2023 | Skripsi | ELEKTRONIKA DAN INSTRUMENTASI
Indonesia is a country with a tropical climate that has high rainfall rates and is supported by the uncertainty of weather and climate conditions. With the uncertainty of weather and climate as well as flood events, minimal predictive information on flooding, and the lack of availability of data on the causes of flooding, a comparison of synthetic data generation from the minimal data available from BMKG with synthetic data generation from Kaggle online platform data in the form of temperature and humidity data, rainfall, and wind speed from BMKG and annual rain data from Kaggle was analyzed. This research aims to obtain the results of data comparison analysis of synthetic data generation from different datasets with the benchmark of classification system results using K-Nearest Neighbor (KNN) and Random Forest and accuracy evaluation with Confusion Matrix.
The research process uses climate data from the BMKG DI Yogyakarta Climatology Station within 20 months, the Geophysical Station within 12 months, and Kerala data with a range of 1901–2018. Synthetic data generation is done using the Conditional Tabular Generative Adversarial Network (CTGAN) model. CTGAN produces quite good data in terms of distribution and data differences if the original data is large and the synthetic data produced is small. The KNN classification system on the BMKG data experienced overfitting with an 85–94% evaluation and decreasing validation in the 89%–65% range. Random Forest was more optimal on this data with an evaluation range of 68–98% and validation at 65–98% with both decreasing.
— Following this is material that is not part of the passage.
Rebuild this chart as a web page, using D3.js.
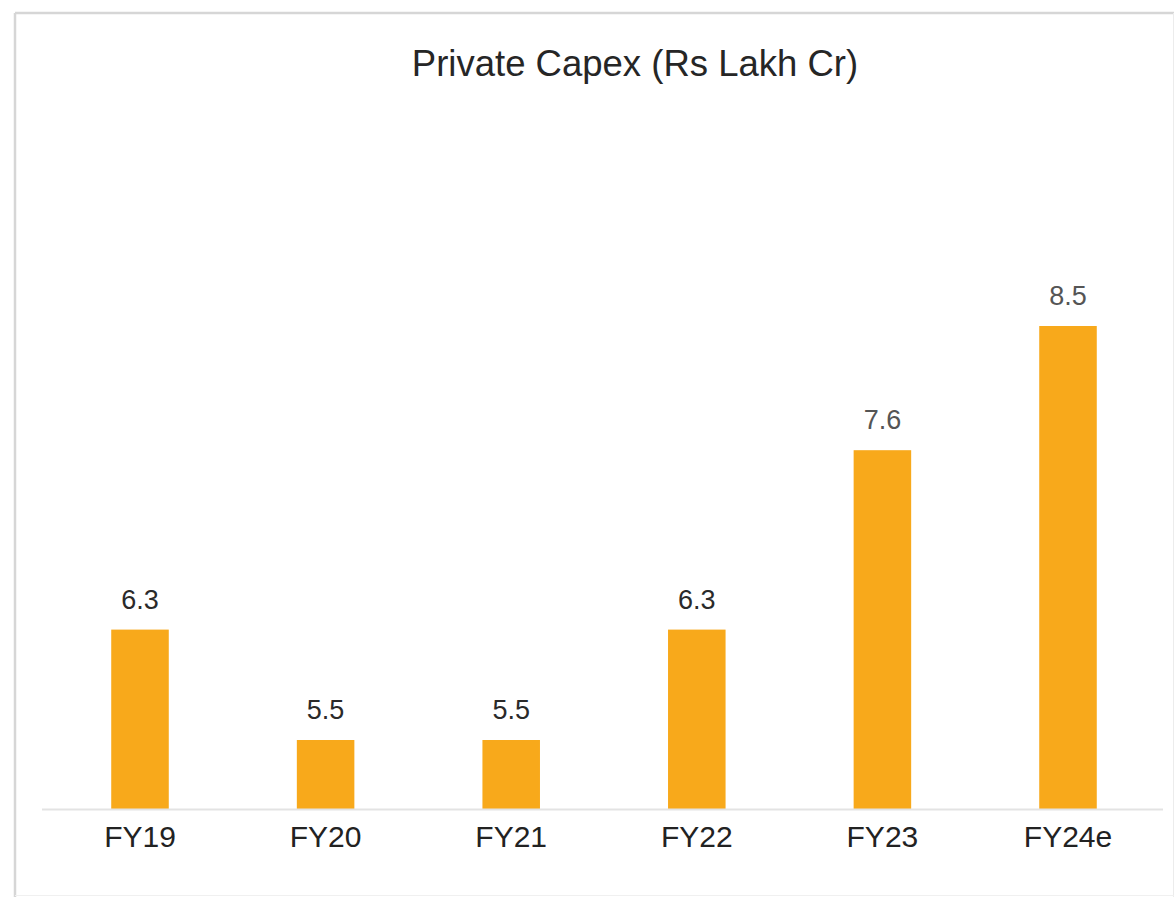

This is due to the absence of uniqueness in the data and too little original data made into synthetics, which affects the difficulty of the classification system in identifying data that is quite different in distance and data values generated by CTGAN. While in Kerala data, KKN is very optimal in classification with accuracy values in the evaluation in the range of 92-95% and validation in the range of 0.72-0.83% and Random Forest tends to be less able to identify data with the YES class due to some distribution of data generated by CTGAN how many in the same class.
Kata Kunci : Klasifikasi, Hujan, Banjir, K-Nearest Neighbor (KNN), Data Sintetik, Conditional Tabular Generative Adversarial Network (CTGAN)